» SHORT TASK
Exclude the pictures and reproduce the remaining data exactly as written.
________________________________________
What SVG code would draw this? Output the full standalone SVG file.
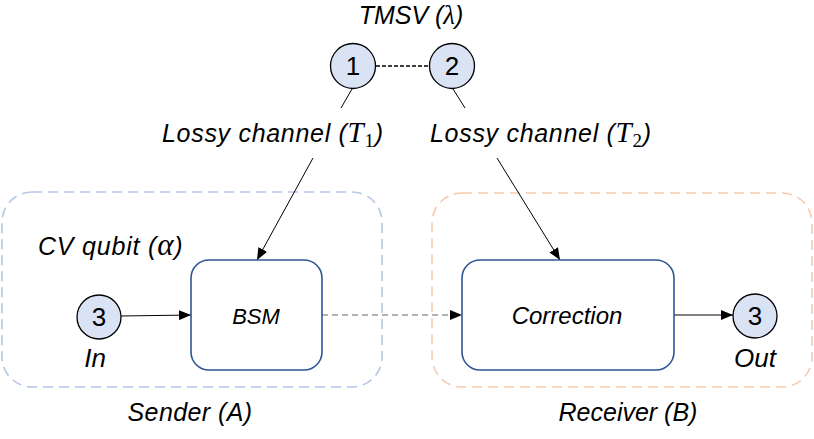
<svg xmlns="http://www.w3.org/2000/svg" width="814" height="439" viewBox="0 0 814 439">
  <style>
    .lbl { font-family: "Liberation Sans", Arial, sans-serif; font-style: italic; font-size: 25px; fill: #000; }
    .wide { letter-spacing: 0.7px; }
    .math { font-family: "Liberation Serif", "Times New Roman", serif; font-style: italic; font-size: 29px; }
    .sub { font-family: "Liberation Serif", "Times New Roman", serif; font-style: normal; font-size: 19px; }
    .num { font-family: "Liberation Sans", Arial, sans-serif; font-size: 26px; fill: #000; text-anchor: middle; }
    .circ { fill: #dae3f3; stroke: #000; stroke-width: 1.3; }
    .box { fill: #fff; stroke: #2f5597; stroke-width: 1.6; }
    .conn { stroke: #000; stroke-width: 1; fill: none; }
  </style>
  <defs>
    <marker id="arr" viewBox="0 0 12 10" refX="12" refY="5" markerWidth="12" markerHeight="10" markerUnits="userSpaceOnUse" orient="auto">
      <path d="M0,0 L12,5 L0,10 Z" fill="#000"/>
    </marker>
  </defs>
  <rect width="814" height="439" fill="#fff"/>

  <g id="sender-group">
    <rect x="2" y="192" width="380" height="195" rx="30" ry="30" fill="none" stroke="#b4c7e7" stroke-width="1.6" stroke-dasharray="10,6"/>
    <text class="lbl" x="190" y="421" text-anchor="middle" style="letter-spacing:0.4px">Sender (A)</text>
  </g>
  <g id="receiver-group">
    <rect x="432" y="193" width="380" height="194" rx="30" ry="30" fill="none" stroke="#f8cbad" stroke-width="1.6" stroke-dasharray="10,6"/>
    <text class="lbl" x="628" y="421" text-anchor="middle">Receiver (B)</text>
  </g>

  <g id="connectors">
    <line x1="376" y1="66" x2="429" y2="66" stroke="#000" stroke-width="1.5" stroke-dasharray="4,2"/>
    <line class="conn" x1="352" y1="89" x2="341" y2="108"/>
    <line class="conn" x1="453" y1="89" x2="465" y2="108"/>
    <line class="conn" x1="313" y1="158" x2="257" y2="260" marker-end="url(#arr)"/>
    <line class="conn" x1="497" y1="158" x2="560" y2="260" marker-end="url(#arr)"/>
    <line class="conn" x1="121" y1="316" x2="191" y2="315" marker-end="url(#arr)"/>
    <line x1="322" y1="315" x2="462" y2="315" stroke="#666" stroke-width="1.2" stroke-dasharray="6,4" marker-end="url(#arr)"/>
    <line class="conn" x1="674" y1="315" x2="733" y2="315" marker-end="url(#arr)"/>
  </g>

  <g id="tmsv-label">
    <text class="lbl" x="411" y="24" text-anchor="middle">TMSV (<tspan class="math" style="font-size:27px">λ</tspan>)</text>
  </g>
  <g id="node-1">
    <circle class="circ" cx="353" cy="66" r="22.5"/>
    <text class="num" x="353" y="75">1</text>
  </g>
  <g id="node-2">
    <circle class="circ" cx="452" cy="66" r="22.5"/>
    <text class="num" x="452" y="75">2</text>
  </g>
  <g id="channel-1">
    <text class="lbl wide" x="162" y="142">Lossy channel (<tspan class="math">T</tspan><tspan class="sub" dy="5">1</tspan><tspan dy="-5">)</tspan></text>
  </g>
  <g id="channel-2">
    <text class="lbl wide" x="430" y="142">Lossy channel (<tspan class="math">T</tspan><tspan class="sub" dy="5">2</tspan><tspan dy="-5">)</tspan></text>
  </g>
  <g id="cv-qubit">
    <text class="lbl" x="38" y="255" style="letter-spacing:0.8px">CV qubit (<tspan class="math" style="font-size:31px">α</tspan>)</text>
  </g>
  <g id="node-in">
    <circle class="circ" cx="99" cy="317" r="22"/>
    <text class="num" x="99" y="326">3</text>
    <text class="lbl" x="95" y="367" text-anchor="middle" style="font-size:26px">In</text>
  </g>
  <g id="bsm">
    <rect class="box" x="191" y="260" width="131" height="110" rx="18" ry="18"/>
    <text class="lbl" x="256" y="324" text-anchor="middle" style="font-size:22px">BSM</text>
  </g>
  <g id="correction">
    <rect class="box" x="462" y="260" width="212" height="110" rx="18" ry="18"/>
    <text class="lbl" x="567" y="324" text-anchor="middle" style="font-size:24px">Correction</text>
  </g>
  <g id="node-out">
    <circle class="circ" cx="755" cy="316" r="22"/>
    <text class="num" x="755" y="325">3</text>
    <text class="lbl" x="755" y="367" text-anchor="middle" style="font-size:26px">Out</text>
  </g>
</svg>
________________________________________
» ANSWER TO THIS EXERCISE
What SVG code would draw this? Output the full standalone SVG file.
<svg xmlns="http://www.w3.org/2000/svg" width="814" height="439" viewBox="0 0 814 439">
  <style>
    .lbl { font-family: "Liberation Sans", Arial, sans-serif; font-style: italic; font-size: 25px; fill: #000; }
    .wide { letter-spacing: 0.7px; }
    .math { font-family: "Liberation Serif", "Times New Roman", serif; font-style: italic; font-size: 29px; }
    .sub { font-family: "Liberation Serif", "Times New Roman", serif; font-style: normal; font-size: 19px; }
    .num { font-family: "Liberation Sans", Arial, sans-serif; font-size: 26px; fill: #000; text-anchor: middle; }
    .circ { fill: #dae3f3; stroke: #000; stroke-width: 1.3; }
    .box { fill: #fff; stroke: #2f5597; stroke-width: 1.6; }
    .conn { stroke: #000; stroke-width: 1; fill: none; }
  </style>
  <defs>
    <marker id="arr" viewBox="0 0 12 10" refX="12" refY="5" markerWidth="12" markerHeight="10" markerUnits="userSpaceOnUse" orient="auto">
      <path d="M0,0 L12,5 L0,10 Z" fill="#000"/>
    </marker>
  </defs>
  <rect width="814" height="439" fill="#fff"/>

  <g id="sender-group">
    <rect x="2" y="192" width="380" height="195" rx="30" ry="30" fill="none" stroke="#b4c7e7" stroke-width="1.6" stroke-dasharray="10,6"/>
    <text class="lbl" x="190" y="421" text-anchor="middle" style="letter-spacing:0.4px">Sender (A)</text>
  </g>
  <g id="receiver-group">
    <rect x="432" y="193" width="380" height="194" rx="30" ry="30" fill="none" stroke="#f8cbad" stroke-width="1.6" stroke-dasharray="10,6"/>
    <text class="lbl" x="628" y="421" text-anchor="middle">Receiver (B)</text>
  </g>

  <g id="connectors">
    <line x1="376" y1="66" x2="429" y2="66" stroke="#000" stroke-width="1.5" stroke-dasharray="4,2"/>
    <line class="conn" x1="352" y1="89" x2="341" y2="108"/>
    <line class="conn" x1="453" y1="89" x2="465" y2="108"/>
    <line class="conn" x1="313" y1="158" x2="257" y2="260" marker-end="url(#arr)"/>
    <line class="conn" x1="497" y1="158" x2="560" y2="260" marker-end="url(#arr)"/>
    <line class="conn" x1="121" y1="316" x2="191" y2="315" marker-end="url(#arr)"/>
    <line x1="322" y1="315" x2="462" y2="315" stroke="#666" stroke-width="1.2" stroke-dasharray="6,4" marker-end="url(#arr)"/>
    <line class="conn" x1="674" y1="315" x2="733" y2="315" marker-end="url(#arr)"/>
  </g>

  <g id="tmsv-label">
    <text class="lbl" x="411" y="24" text-anchor="middle">TMSV (<tspan class="math" style="font-size:27px">λ</tspan>)</text>
  </g>
  <g id="node-1">
    <circle class="circ" cx="353" cy="66" r="22.5"/>
    <text class="num" x="353" y="75">1</text>
  </g>
  <g id="node-2">
    <circle class="circ" cx="452" cy="66" r="22.5"/>
    <text class="num" x="452" y="75">2</text>
  </g>
  <g id="channel-1">
    <text class="lbl wide" x="162" y="142">Lossy channel (<tspan class="math">T</tspan><tspan class="sub" dy="5">1</tspan><tspan dy="-5">)</tspan></text>
  </g>
  <g id="channel-2">
    <text class="lbl wide" x="430" y="142">Lossy channel (<tspan class="math">T</tspan><tspan class="sub" dy="5">2</tspan><tspan dy="-5">)</tspan></text>
  </g>
  <g id="cv-qubit">
    <text class="lbl" x="38" y="255" style="letter-spacing:0.8px">CV qubit (<tspan class="math" style="font-size:31px">α</tspan>)</text>
  </g>
  <g id="node-in">
    <circle class="circ" cx="99" cy="317" r="22"/>
    <text class="num" x="99" y="326">3</text>
    <text class="lbl" x="95" y="367" text-anchor="middle" style="font-size:26px">In</text>
  </g>
  <g id="bsm">
    <rect class="box" x="191" y="260" width="131" height="110" rx="18" ry="18"/>
    <text class="lbl" x="256" y="324" text-anchor="middle" style="font-size:22px">BSM</text>
  </g>
  <g id="correction">
    <rect class="box" x="462" y="260" width="212" height="110" rx="18" ry="18"/>
    <text class="lbl" x="567" y="324" text-anchor="middle" style="font-size:24px">Correction</text>
  </g>
  <g id="node-out">
    <circle class="circ" cx="755" cy="316" r="22"/>
    <text class="num" x="755" y="325">3</text>
    <text class="lbl" x="755" y="367" text-anchor="middle" style="font-size:26px">Out</text>
  </g>
</svg>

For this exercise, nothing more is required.